#921 Snow days

Sledding into a world of awesome

Have you ever gone to school on a snow day? Tell me that’s not the worst.

Everyone else is outside having snowball fights and going sledding, and you’re stuck inside playing Battleship with the teacher because your parents couldn’t find a babysitter. The probability of you learning anything is zero and the school just transforms into a maze of barren, lonely hallways. It’s kind of a got a horror movie feel to it too, especially if you walk by a room full of kindergarteners and they all look up at you at the same time and slowly smile.

No, when it snows, you have to figure out a way to stay home and just have the time of your life. So let’s break it down a bit. Let’s talk about the three main types of snow days:

3. The Pre-planned Snow Day. Your town got hit by an ice storm and four-feet of heavy, packing snow. It’s going to take a couple of days to dig out, so somebody makes the call to cancel school in advance. This is definitely a good snow day, but it really zaps out all the anticipation. Worst of the three types.

2. The It’s Gonna Happen, I Can Just Feel It Snow Day. This is where the snow is hitting hard and heavy the night before. There are reports of black ice and cars in the ditch. People hunker down by the window with some hot cocoa and turn the radio on for weather updates. This is what’s known as a high-probability snow day. You’re almost positive it’s going to happen so you go to sleep excited about getting up the next morning. And really, the night before is almost as fun as the snow day itself, because you’re already planning the day in your head, putting off your homework, and calling your friends. Of course, once in a while the sun is mysteriously shining the next morning and the roads are clear, but this is very rare.

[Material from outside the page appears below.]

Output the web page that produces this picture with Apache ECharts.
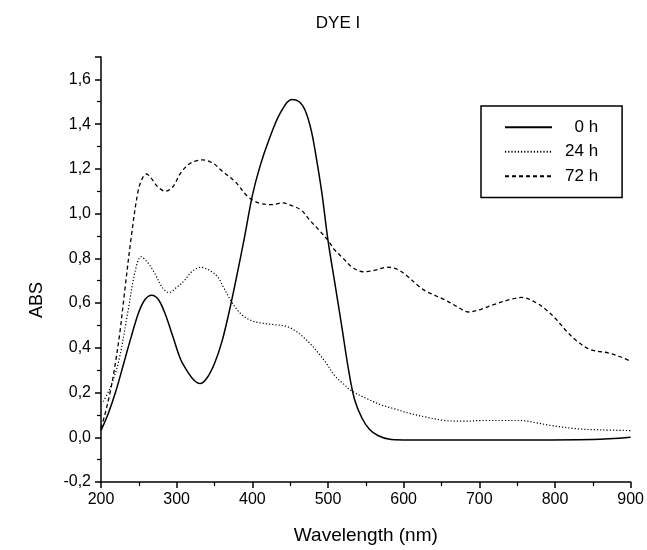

Nothing like a snow day to help those primal warrior-like defense mechanisms kick in for some fort-building

1. The Surprise Snow Day. Now this is it: The Mighty King Of The Snow Days. This is where nobody suspects a thing the night before. Just have some dinner, do some homework, brush some teeth. Yup, just a typical night around here. But then suddenly the next morning there’s a knock on the door and it’s your mom or dad telling you that … guess what, it’s a snow day! Now that’s a buzzy kid high right there. Homework already out of the way, no risk of missing anything important at school, just an all-out, lay back and relax full-on chill session with your friends. And the day really can’t disappoint, because there were no expectations to begin with! You wanna sit in the basement and play Contra all afternoon? No problem. Build a snowman and shovel the driveways for cash? Sign me up. Construct elaborate forts in preparation a massive snowball fight? I’m in. Just be a kid and love it lots.

And so, as its starts to get a bit chilly, let’s all cross our fingers and hope for a good snow day season. Let’s hope this isn’t one of those winters where we put up a goose egg on the snow day category. No, I say let’s break the record. Let’s go for four or five of the suckers. Hey, maybe six even. Let’s get El Nino in on it. Because ladies and gentlemen, say it with me, if there’s one thing we all know, it’s gotta be that a snow day … is a good day.